─── DATA
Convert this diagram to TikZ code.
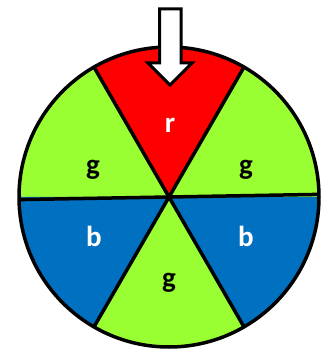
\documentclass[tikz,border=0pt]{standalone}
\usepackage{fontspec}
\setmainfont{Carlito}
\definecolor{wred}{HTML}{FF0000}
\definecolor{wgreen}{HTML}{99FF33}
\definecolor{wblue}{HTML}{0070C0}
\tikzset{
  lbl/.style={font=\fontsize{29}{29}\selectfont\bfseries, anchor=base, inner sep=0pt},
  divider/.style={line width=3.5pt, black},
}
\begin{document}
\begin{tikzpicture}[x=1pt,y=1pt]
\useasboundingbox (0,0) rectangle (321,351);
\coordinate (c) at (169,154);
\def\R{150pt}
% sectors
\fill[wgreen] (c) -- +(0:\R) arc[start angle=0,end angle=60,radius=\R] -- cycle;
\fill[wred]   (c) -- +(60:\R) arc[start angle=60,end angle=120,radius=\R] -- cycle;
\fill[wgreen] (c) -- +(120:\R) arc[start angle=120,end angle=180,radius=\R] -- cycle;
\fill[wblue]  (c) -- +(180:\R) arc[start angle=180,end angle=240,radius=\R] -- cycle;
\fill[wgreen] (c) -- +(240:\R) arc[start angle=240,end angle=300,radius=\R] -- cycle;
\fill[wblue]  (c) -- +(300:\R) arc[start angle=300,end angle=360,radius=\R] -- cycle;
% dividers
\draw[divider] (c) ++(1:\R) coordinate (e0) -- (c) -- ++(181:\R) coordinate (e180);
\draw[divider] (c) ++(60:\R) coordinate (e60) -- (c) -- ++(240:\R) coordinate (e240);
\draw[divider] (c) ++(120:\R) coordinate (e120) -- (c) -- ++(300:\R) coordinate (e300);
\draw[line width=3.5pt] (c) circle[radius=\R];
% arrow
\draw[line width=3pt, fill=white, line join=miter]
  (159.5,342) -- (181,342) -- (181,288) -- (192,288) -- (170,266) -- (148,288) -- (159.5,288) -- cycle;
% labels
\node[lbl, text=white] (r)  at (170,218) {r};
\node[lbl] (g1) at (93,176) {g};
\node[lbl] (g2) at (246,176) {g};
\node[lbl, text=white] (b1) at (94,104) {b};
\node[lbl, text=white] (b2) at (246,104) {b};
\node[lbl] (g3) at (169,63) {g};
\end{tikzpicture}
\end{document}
──────
─── DATA
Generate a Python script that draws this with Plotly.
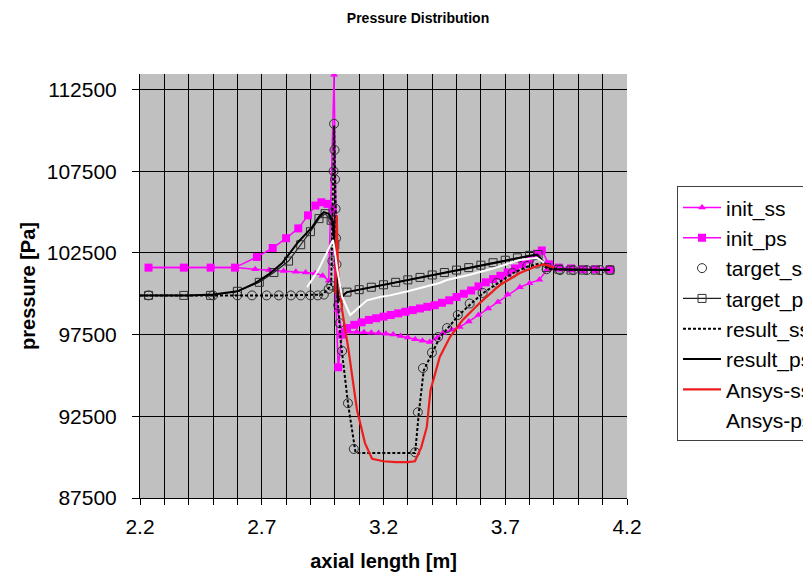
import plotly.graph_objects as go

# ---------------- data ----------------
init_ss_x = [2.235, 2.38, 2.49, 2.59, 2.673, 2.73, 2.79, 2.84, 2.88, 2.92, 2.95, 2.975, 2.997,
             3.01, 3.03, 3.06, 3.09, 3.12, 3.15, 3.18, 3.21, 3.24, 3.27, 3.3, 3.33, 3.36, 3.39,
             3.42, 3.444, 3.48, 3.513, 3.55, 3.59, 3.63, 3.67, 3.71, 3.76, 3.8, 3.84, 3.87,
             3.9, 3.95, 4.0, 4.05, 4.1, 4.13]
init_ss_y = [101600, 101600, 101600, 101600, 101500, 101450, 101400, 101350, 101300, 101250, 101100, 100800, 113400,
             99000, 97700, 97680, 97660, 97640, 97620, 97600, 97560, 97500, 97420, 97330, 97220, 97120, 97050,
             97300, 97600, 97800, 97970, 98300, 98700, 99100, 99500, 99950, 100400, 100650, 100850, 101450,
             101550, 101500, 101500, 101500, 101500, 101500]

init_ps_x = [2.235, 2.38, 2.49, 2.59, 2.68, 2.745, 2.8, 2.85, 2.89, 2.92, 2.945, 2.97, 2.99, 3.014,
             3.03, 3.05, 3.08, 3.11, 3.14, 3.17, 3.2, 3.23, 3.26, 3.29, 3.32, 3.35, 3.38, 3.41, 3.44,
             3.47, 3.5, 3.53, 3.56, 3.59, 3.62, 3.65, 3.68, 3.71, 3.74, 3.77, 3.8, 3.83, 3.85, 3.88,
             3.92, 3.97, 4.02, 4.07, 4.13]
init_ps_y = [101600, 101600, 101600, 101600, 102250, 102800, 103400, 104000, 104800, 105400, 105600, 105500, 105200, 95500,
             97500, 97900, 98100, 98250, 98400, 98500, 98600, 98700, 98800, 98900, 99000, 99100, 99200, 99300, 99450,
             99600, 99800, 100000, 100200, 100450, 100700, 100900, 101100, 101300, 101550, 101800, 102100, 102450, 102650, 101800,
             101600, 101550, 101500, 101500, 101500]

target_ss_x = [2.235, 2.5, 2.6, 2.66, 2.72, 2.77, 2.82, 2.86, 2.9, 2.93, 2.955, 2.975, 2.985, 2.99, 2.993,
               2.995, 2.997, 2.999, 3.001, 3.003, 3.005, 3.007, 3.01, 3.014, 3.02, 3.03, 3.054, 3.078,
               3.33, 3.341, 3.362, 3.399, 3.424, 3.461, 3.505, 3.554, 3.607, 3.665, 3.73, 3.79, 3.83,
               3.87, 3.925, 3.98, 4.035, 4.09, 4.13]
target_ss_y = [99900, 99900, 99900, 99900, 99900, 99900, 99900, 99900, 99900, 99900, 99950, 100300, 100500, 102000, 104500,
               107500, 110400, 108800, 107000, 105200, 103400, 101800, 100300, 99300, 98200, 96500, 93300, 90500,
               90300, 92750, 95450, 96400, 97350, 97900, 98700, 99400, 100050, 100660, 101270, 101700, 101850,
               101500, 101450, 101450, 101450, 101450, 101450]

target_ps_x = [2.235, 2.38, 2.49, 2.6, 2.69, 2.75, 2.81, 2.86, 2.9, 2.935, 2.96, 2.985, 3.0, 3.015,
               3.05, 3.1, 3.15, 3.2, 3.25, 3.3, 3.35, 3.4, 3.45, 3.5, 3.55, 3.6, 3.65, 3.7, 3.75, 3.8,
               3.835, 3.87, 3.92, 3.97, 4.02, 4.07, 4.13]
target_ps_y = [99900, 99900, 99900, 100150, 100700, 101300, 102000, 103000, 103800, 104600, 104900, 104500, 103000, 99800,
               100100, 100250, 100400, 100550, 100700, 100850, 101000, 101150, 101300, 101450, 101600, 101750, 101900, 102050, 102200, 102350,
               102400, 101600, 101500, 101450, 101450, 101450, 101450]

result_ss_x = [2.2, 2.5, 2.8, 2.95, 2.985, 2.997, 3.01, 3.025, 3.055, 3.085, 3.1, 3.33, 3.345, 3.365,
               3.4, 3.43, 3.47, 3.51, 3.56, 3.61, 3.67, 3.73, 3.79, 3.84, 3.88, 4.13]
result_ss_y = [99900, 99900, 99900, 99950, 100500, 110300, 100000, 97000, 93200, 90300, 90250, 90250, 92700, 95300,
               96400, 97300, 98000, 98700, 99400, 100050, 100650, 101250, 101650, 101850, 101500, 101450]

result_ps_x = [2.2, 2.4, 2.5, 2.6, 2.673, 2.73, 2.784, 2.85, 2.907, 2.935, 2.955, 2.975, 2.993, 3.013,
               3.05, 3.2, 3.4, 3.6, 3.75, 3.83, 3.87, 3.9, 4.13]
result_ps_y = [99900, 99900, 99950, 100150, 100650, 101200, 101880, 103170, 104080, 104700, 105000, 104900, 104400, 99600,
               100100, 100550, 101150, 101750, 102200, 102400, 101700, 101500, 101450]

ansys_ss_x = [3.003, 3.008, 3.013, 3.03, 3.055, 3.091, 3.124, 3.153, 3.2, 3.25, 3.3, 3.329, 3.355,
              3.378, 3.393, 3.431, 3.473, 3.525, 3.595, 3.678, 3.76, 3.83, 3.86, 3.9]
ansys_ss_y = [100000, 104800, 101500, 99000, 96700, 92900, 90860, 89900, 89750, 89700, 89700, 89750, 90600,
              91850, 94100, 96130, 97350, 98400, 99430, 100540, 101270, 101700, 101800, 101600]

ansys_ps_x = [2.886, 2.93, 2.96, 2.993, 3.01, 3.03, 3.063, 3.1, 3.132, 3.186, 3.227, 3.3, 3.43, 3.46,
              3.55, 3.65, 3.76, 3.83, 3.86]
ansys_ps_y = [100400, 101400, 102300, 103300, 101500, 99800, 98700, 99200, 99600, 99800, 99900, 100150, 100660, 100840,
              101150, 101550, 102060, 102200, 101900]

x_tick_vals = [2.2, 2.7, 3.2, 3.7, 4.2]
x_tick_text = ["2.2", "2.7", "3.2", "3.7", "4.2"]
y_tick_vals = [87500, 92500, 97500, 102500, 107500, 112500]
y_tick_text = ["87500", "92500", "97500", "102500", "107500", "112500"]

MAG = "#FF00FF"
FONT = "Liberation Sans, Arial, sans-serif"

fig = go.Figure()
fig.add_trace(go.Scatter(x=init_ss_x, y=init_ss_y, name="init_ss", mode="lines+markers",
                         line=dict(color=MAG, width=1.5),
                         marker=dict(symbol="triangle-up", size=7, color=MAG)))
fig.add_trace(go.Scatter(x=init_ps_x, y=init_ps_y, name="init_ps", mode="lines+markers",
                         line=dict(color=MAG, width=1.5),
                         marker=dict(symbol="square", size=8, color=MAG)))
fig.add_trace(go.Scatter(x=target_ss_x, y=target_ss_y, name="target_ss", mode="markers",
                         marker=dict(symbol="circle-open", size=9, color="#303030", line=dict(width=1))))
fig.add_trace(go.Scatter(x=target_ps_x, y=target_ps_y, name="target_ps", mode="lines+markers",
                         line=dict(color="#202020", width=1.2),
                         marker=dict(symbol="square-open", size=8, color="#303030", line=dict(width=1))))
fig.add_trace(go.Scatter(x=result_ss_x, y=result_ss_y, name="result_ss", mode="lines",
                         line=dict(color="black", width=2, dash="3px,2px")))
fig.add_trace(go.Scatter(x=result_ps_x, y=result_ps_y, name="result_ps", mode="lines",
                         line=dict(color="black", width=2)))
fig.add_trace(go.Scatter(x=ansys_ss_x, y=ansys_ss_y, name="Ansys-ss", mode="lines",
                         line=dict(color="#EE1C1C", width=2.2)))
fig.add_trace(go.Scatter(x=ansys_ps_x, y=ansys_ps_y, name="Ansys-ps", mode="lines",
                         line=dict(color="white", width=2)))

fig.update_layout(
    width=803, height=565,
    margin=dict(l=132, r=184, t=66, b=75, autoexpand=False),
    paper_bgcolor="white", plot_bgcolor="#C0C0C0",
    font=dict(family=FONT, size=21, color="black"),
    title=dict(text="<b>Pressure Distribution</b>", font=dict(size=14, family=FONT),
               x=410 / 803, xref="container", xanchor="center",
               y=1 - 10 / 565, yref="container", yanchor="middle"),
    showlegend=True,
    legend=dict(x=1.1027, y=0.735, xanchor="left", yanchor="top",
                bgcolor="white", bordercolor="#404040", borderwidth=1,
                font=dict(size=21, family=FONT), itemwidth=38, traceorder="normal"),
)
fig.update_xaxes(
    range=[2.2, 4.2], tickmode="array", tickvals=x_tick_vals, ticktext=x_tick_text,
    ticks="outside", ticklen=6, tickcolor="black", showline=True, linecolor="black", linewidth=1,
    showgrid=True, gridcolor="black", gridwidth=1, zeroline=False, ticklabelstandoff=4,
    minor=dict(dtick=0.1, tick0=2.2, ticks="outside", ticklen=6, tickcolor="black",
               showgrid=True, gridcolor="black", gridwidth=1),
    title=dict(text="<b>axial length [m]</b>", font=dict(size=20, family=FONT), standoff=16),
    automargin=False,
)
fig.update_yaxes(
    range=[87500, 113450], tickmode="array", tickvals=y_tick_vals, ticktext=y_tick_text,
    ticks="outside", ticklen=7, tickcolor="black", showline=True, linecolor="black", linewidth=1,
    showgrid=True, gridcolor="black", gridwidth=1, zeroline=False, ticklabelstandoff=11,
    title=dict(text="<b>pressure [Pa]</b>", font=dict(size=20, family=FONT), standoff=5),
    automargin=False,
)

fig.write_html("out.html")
──────
─── DATA
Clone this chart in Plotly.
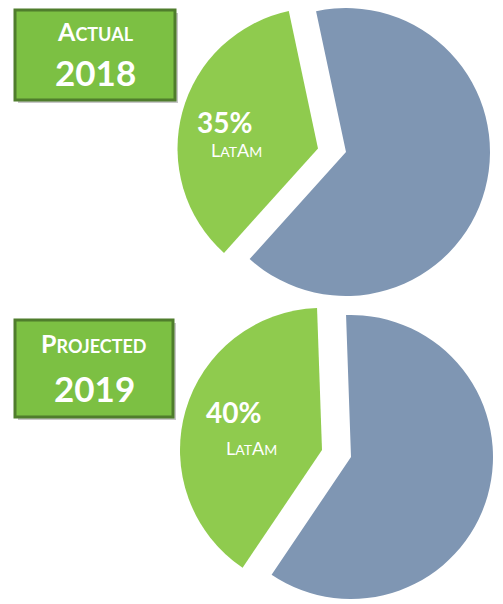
──────
_INSTRUCTIONS TO FOLLOW_. Your task is to reproduce only the lines from the one with "Generate a Python" through the one with "import plotly.graph_objects as go", keeping both ends. Skip every picture.

_EXERCISE RESULT_.
Generate a Python script that draws this with Plotly.
import plotly.graph_objects as go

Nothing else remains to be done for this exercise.